Dans le cadre du Festival Circulation(s), la galerie Les filles du calvaire a invité Laurent Lacotte à investir la vitrine sur rue. Il y condense en trois photographies les figures qui marquent son imaginaire.
Trois piliers structurent l’exposition : l’espace connaît là une architecture triangulaire - ainsi se délimite pour Plutarque tout nouveau sanctuaire, par une forme géométrique témoignant de la stabilité, de la cohésion et de l’harmonie du lien divin. C’est pourtant à une exploration humaine, trop humaine même, qu’ouvre Laurent Lacotte, car les figures convoquées ici s’apparentent toutes à des situations de pertes, de sorties de route, de déraillements.
La plus urgente et la plus actuelle nous fixe depuis l’autre rive de la Méditerranée. A Nice, lors d’une visite exploratoire préalable à l’exposition Go Canny! à la Villa Arson, l’artiste repère sur la Promenade des Anglais une solitaire reproduction de la Statue de la liberté scrutant l’horizon brumeux. La drapant d’une couverture de survie, il souligne d’un or chiffonné la faiblesse actuelle de cette gardienne, qui a fini par adopter, selon un inquiétant mimétisme, les oripeaux de celles et ceux qui tentent de fuir au-delà des mers.

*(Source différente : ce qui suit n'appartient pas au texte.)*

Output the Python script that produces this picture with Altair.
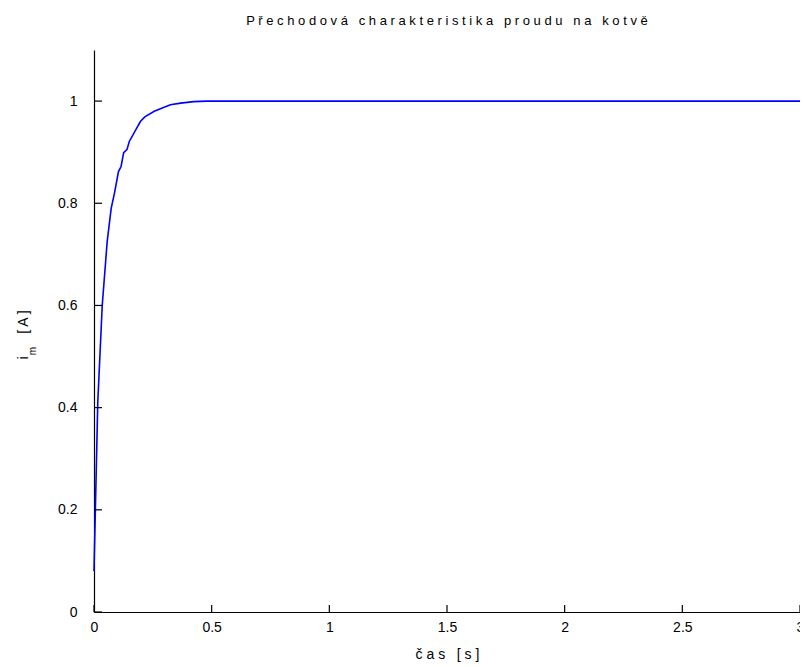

Phare peinant à dissiper le brouillard d’un monde en pleine détresse, GUARD se
signale aussi bien au début d’une histoire des migrations qu’à la fin d’une logique européenne ne parvenant plus à rallumer son flambeau.
De cette nuit tombante, qu’aucune chouette apparemment ne traverse, semble émerger un panonceau indiquant une petite localité: LA FRANCE.
L’image frappe par sa proximité avec la grande tradition des films de suspense, ceux de Hitchcock ou de Georges Franju : dans l’épaisseur des ténèbres, les phares ne découpent qu’à l’aveugle un chemin de campagne, enfin un mot apparaît, l’indication de se retrouver enfin quelque part, en lieu sûr. Sentiment illusoire : on connaît la suite de l’histoire, puisqu’elle se reproduit à chaque fois, qu’à chaque fois le refuge n’abrite de rien, qu’au contraire s’y déroule la sordide mésaventure de héros désintégrés. Voilà, la France.